■ **To be done**
Your task is to copy the listing exactly, with the pictures left out.

*** Supplied records

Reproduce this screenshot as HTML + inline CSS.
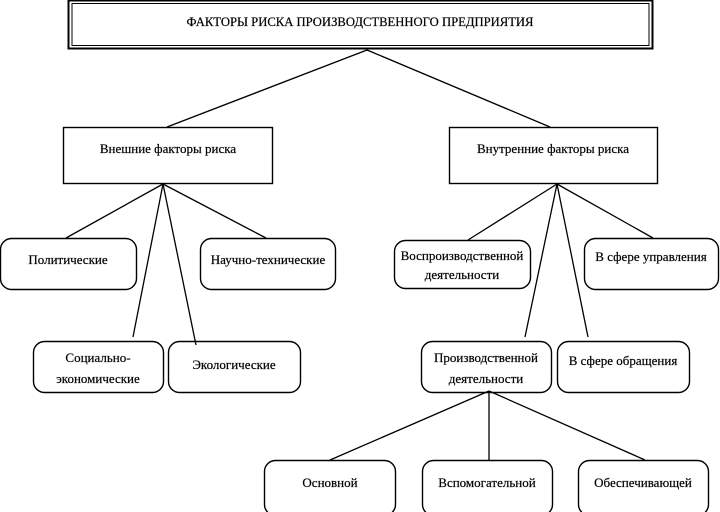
<!DOCTYPE html>
<html><head><meta charset="utf-8"><style>
html,body{margin:0;padding:0;background:#fff;}
svg{display:block;}
</style></head><body>
<svg width="720" height="512" viewBox="0 0 720 512" xmlns="http://www.w3.org/2000/svg">
<g fill="#fff" stroke="#000">
<rect x="68.5" y="0.5" width="584" height="48" stroke-width="2"/>
<rect x="72" y="3.5" width="577" height="42" stroke-width="1"/>
<rect x="63.5" y="127.5" width="209" height="56" stroke-width="1.4"/>
<rect x="449.5" y="127.5" width="208" height="56" stroke-width="1.4"/>
<g stroke-width="1.4">
<rect x="0.5" y="238.5" width="136" height="51" rx="11"/>
<rect x="200.5" y="238.5" width="135" height="51" rx="11"/>
<rect x="394.5" y="240.5" width="136" height="48" rx="11"/>
<rect x="584.5" y="238.5" width="134" height="51" rx="11"/>
<rect x="33.5" y="341.5" width="130" height="51" rx="11"/>
<rect x="168.5" y="341.5" width="132" height="51" rx="11"/>
<rect x="421.5" y="341.5" width="130" height="51" rx="11"/>
<rect x="557.5" y="341.5" width="132" height="51" rx="11"/>
<rect x="264.5" y="460.5" width="131" height="55" rx="11"/>
<rect x="422.5" y="460.5" width="130" height="55" rx="11"/>
<rect x="578.5" y="460.5" width="130" height="55" rx="11"/>
</g>
</g>
<g stroke="#000" stroke-width="1.3" fill="none">
<line x1="367" y1="50" x2="167" y2="127"/>
<line x1="367" y1="50" x2="550" y2="127"/>
<line x1="163" y1="184" x2="66" y2="238"/>
<line x1="163" y1="184" x2="266" y2="238"/>
<line x1="163" y1="184" x2="133" y2="337"/>
<line x1="163" y1="184" x2="196" y2="345"/>
<line x1="557" y1="184" x2="468" y2="240"/>
<line x1="557" y1="184" x2="653" y2="238"/>
<line x1="557" y1="184" x2="525" y2="337"/>
<line x1="557" y1="184" x2="588" y2="337"/>
<line x1="489" y1="391" x2="330" y2="460"/>
<line x1="489" y1="391" x2="489" y2="460"/>
<line x1="489" y1="391" x2="645" y2="460"/>
</g>
<g font-family="'Liberation Serif', 'DejaVu Serif', serif" font-size="13" text-anchor="middle" fill="#000" stroke="#000" stroke-width="0.2">
<text x="360" y="26" textLength="347" lengthAdjust="spacingAndGlyphs">ФАКТОРЫ РИСКА ПРОИЗВОДСТВЕННОГО ПРЕДПРИЯТИЯ</text>
<text x="168" y="153">Внешние факторы риска</text>
<text x="553" y="153">Внутренние факторы риска</text>
<text x="68" y="264">Политические</text>
<text x="268" y="264">Научно-технические</text>
<text x="462" y="260">Воспроизводственной</text>
<text x="462" y="279">деятельности</text>
<text x="651" y="261">В сфере управления</text>
<text x="98" y="362">Социально-</text>
<text x="98" y="383">экономические</text>
<text x="234" y="369">Экологические</text>
<text x="486" y="362">Производственной</text>
<text x="486" y="383">деятельности</text>
<text x="623" y="365">В сфере обращения</text>
<text x="330" y="487">Основной</text>
<text x="487" y="487">Вспомогательной</text>
<text x="643" y="487">Обеспечивающей</text>
</g>
</svg>
</body></html>
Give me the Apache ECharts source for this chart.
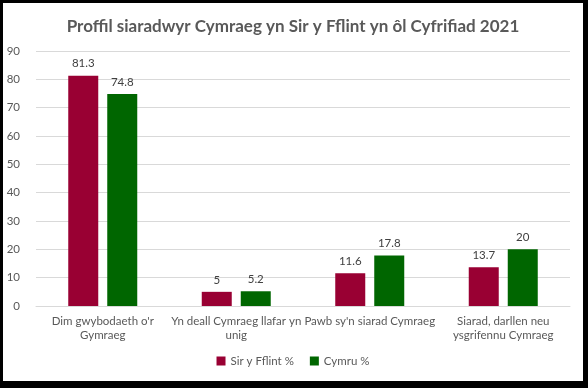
<!DOCTYPE html>
<html><head><meta charset="utf-8">
<script src="https://cdn.jsdelivr.net/npm/echarts@6/dist/echarts.min.js"></script>
<style>
html,body{margin:0;padding:0;background:#000;}
#frame{position:absolute;left:0;top:0;width:588px;height:388px;background:#000;}
#chart{position:absolute;left:3px;top:3px;width:580px;height:378px;background:#fff;}
</style></head>
<body><div id="frame"><div id="chart"></div></div>
<script>
const title = 'Proffil siaradwyr Cymraeg yn Sir y Fflint yn ôl Cyfrifiad 2021';
const categories = ["Dim gwybodaeth o'r\nGymraeg", "Yn deall Cymraeg llafar yn\nunig", "Pawb sy'n siarad Cymraeg", "Siarad, darllen neu\nysgrifennu Cymraeg"];
const seriesNames = ['Sir y Fflint %', 'Cymru %'];
const flintValues = [81.3, 5, 11.6, 13.7];
const cymruValues = [74.8, 5.2, 17.8, 20];
const colors = ['#990033', '#006600'];

const chart = echarts.init(document.getElementById('chart'), null, {renderer: 'canvas'});
const font = 'Lato, Open Sans, sans-serif';
chart.setOption({
  animation: false,
  textStyle: {fontFamily: font},
  title: {text: title, left: 'center', top: 10,
    textStyle: {fontFamily: font, fontSize: 17, fontWeight: 'bold', color: '#595959'}},
  legend: {bottom: 9, left: 'center', itemWidth: 9, itemHeight: 9, itemGap: 16, icon: 'rect',
    textStyle: {fontSize: 11.5, color: '#595959', fontFamily: font}, data: seriesNames},
  grid: {left: 33, right: 13, top: 48, bottom: 75},
  xAxis: {type: 'category', data: categories,
    axisLine: {lineStyle: {color: '#d9d9d9'}}, axisTick: {show: false},
    axisLabel: {color: '#595959', fontSize: 11.5, interval: 0, margin: 8, lineHeight: 14, fontFamily: font}},
  yAxis: {type: 'value', min: 0, max: 90, interval: 10,
    axisLine: {show: false}, axisTick: {show: false},
    splitLine: {lineStyle: {color: '#d9d9d9'}},
    axisLabel: {color: '#595959', fontSize: 11.5, margin: 16, fontFamily: font}},
  series: [
    {name: seriesNames[0], type: 'bar', data: flintValues, barWidth: 30, barGap: '30%',
      itemStyle: {color: colors[0]},
      label: {show: true, position: 'top', distance: 6, color: '#404040', fontSize: 11.5, fontFamily: font}},
    {name: seriesNames[1], type: 'bar', data: cymruValues, barWidth: 30,
      itemStyle: {color: colors[1]},
      label: {show: true, position: 'top', distance: 6, color: '#404040', fontSize: 11.5, fontFamily: font}}
  ]
});
</script></body></html>
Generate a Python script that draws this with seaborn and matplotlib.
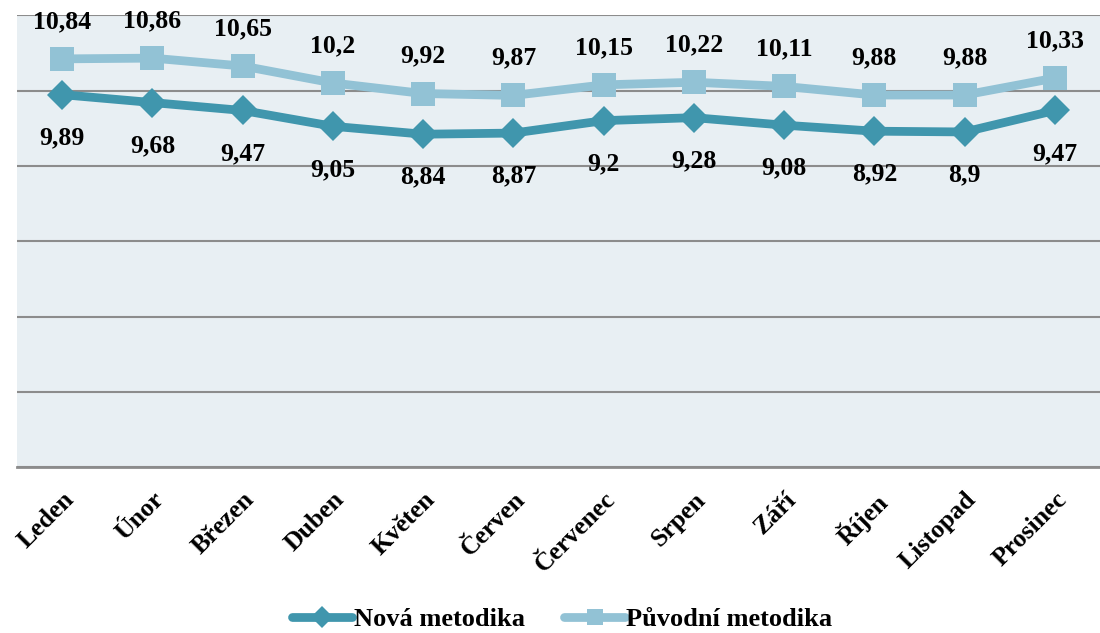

******

■ **Response**
Reproduce this screenshot as HTML + inline CSS.
<!DOCTYPE html>
<html><head><meta charset="utf-8"><style>
html,body{margin:0;padding:0;background:#fff;}
svg{display:block;}
</style></head><body>
<svg width="720" height="512" viewBox="0 0 720 512" xmlns="http://www.w3.org/2000/svg">
<g fill="#fff" stroke="#000">
<rect x="68.5" y="0.5" width="584" height="48" stroke-width="2"/>
<rect x="72" y="3.5" width="577" height="42" stroke-width="1"/>
<rect x="63.5" y="127.5" width="209" height="56" stroke-width="1.4"/>
<rect x="449.5" y="127.5" width="208" height="56" stroke-width="1.4"/>
<g stroke-width="1.4">
<rect x="0.5" y="238.5" width="136" height="51" rx="11"/>
<rect x="200.5" y="238.5" width="135" height="51" rx="11"/>
<rect x="394.5" y="240.5" width="136" height="48" rx="11"/>
<rect x="584.5" y="238.5" width="134" height="51" rx="11"/>
<rect x="33.5" y="341.5" width="130" height="51" rx="11"/>
<rect x="168.5" y="341.5" width="132" height="51" rx="11"/>
<rect x="421.5" y="341.5" width="130" height="51" rx="11"/>
<rect x="557.5" y="341.5" width="132" height="51" rx="11"/>
<rect x="264.5" y="460.5" width="131" height="55" rx="11"/>
<rect x="422.5" y="460.5" width="130" height="55" rx="11"/>
<rect x="578.5" y="460.5" width="130" height="55" rx="11"/>
</g>
</g>
<g stroke="#000" stroke-width="1.3" fill="none">
<line x1="367" y1="50" x2="167" y2="127"/>
<line x1="367" y1="50" x2="550" y2="127"/>
<line x1="163" y1="184" x2="66" y2="238"/>
<line x1="163" y1="184" x2="266" y2="238"/>
<line x1="163" y1="184" x2="133" y2="337"/>
<line x1="163" y1="184" x2="196" y2="345"/>
<line x1="557" y1="184" x2="468" y2="240"/>
<line x1="557" y1="184" x2="653" y2="238"/>
<line x1="557" y1="184" x2="525" y2="337"/>
<line x1="557" y1="184" x2="588" y2="337"/>
<line x1="489" y1="391" x2="330" y2="460"/>
<line x1="489" y1="391" x2="489" y2="460"/>
<line x1="489" y1="391" x2="645" y2="460"/>
</g>
<g font-family="'Liberation Serif', 'DejaVu Serif', serif" font-size="13" text-anchor="middle" fill="#000" stroke="#000" stroke-width="0.2">
<text x="360" y="26" textLength="347" lengthAdjust="spacingAndGlyphs">ФАКТОРЫ РИСКА ПРОИЗВОДСТВЕННОГО ПРЕДПРИЯТИЯ</text>
<text x="168" y="153">Внешние факторы риска</text>
<text x="553" y="153">Внутренние факторы риска</text>
<text x="68" y="264">Политические</text>
<text x="268" y="264">Научно-технические</text>
<text x="462" y="260">Воспроизводственной</text>
<text x="462" y="279">деятельности</text>
<text x="651" y="261">В сфере управления</text>
<text x="98" y="362">Социально-</text>
<text x="98" y="383">экономические</text>
<text x="234" y="369">Экологические</text>
<text x="486" y="362">Производственной</text>
<text x="486" y="383">деятельности</text>
<text x="623" y="365">В сфере обращения</text>
<text x="330" y="487">Основной</text>
<text x="487" y="487">Вспомогательной</text>
<text x="643" y="487">Обеспечивающей</text>
</g>
</svg>
</body></html>
Give me the Apache ECharts source for this chart.
<!DOCTYPE html>
<html><head><meta charset="utf-8">
<script src="https://cdn.jsdelivr.net/npm/echarts@6/dist/echarts.min.js"></script>
<style>
html,body{margin:0;padding:0;background:#000;}
#frame{position:absolute;left:0;top:0;width:588px;height:388px;background:#000;}
#chart{position:absolute;left:3px;top:3px;width:580px;height:378px;background:#fff;}
</style></head>
<body><div id="frame"><div id="chart"></div></div>
<script>
const title = 'Proffil siaradwyr Cymraeg yn Sir y Fflint yn ôl Cyfrifiad 2021';
const categories = ["Dim gwybodaeth o'r\nGymraeg", "Yn deall Cymraeg llafar yn\nunig", "Pawb sy'n siarad Cymraeg", "Siarad, darllen neu\nysgrifennu Cymraeg"];
const seriesNames = ['Sir y Fflint %', 'Cymru %'];
const flintValues = [81.3, 5, 11.6, 13.7];
const cymruValues = [74.8, 5.2, 17.8, 20];
const colors = ['#990033', '#006600'];

const chart = echarts.init(document.getElementById('chart'), null, {renderer: 'canvas'});
const font = 'Lato, Open Sans, sans-serif';
chart.setOption({
  animation: false,
  textStyle: {fontFamily: font},
  title: {text: title, left: 'center', top: 10,
    textStyle: {fontFamily: font, fontSize: 17, fontWeight: 'bold', color: '#595959'}},
  legend: {bottom: 9, left: 'center', itemWidth: 9, itemHeight: 9, itemGap: 16, icon: 'rect',
    textStyle: {fontSize: 11.5, color: '#595959', fontFamily: font}, data: seriesNames},
  grid: {left: 33, right: 13, top: 48, bottom: 75},
  xAxis: {type: 'category', data: categories,
    axisLine: {lineStyle: {color: '#d9d9d9'}}, axisTick: {show: false},
    axisLabel: {color: '#595959', fontSize: 11.5, interval: 0, margin: 8, lineHeight: 14, fontFamily: font}},
  yAxis: {type: 'value', min: 0, max: 90, interval: 10,
    axisLine: {show: false}, axisTick: {show: false},
    splitLine: {lineStyle: {color: '#d9d9d9'}},
    axisLabel: {color: '#595959', fontSize: 11.5, margin: 16, fontFamily: font}},
  series: [
    {name: seriesNames[0], type: 'bar', data: flintValues, barWidth: 30, barGap: '30%',
      itemStyle: {color: colors[0]},
      label: {show: true, position: 'top', distance: 6, color: '#404040', fontSize: 11.5, fontFamily: font}},
    {name: seriesNames[1], type: 'bar', data: cymruValues, barWidth: 30,
      itemStyle: {color: colors[1]},
      label: {show: true, position: 'top', distance: 6, color: '#404040', fontSize: 11.5, fontFamily: font}}
  ]
});
</script></body></html>
Generate a Python script that draws this with seaborn and matplotlib.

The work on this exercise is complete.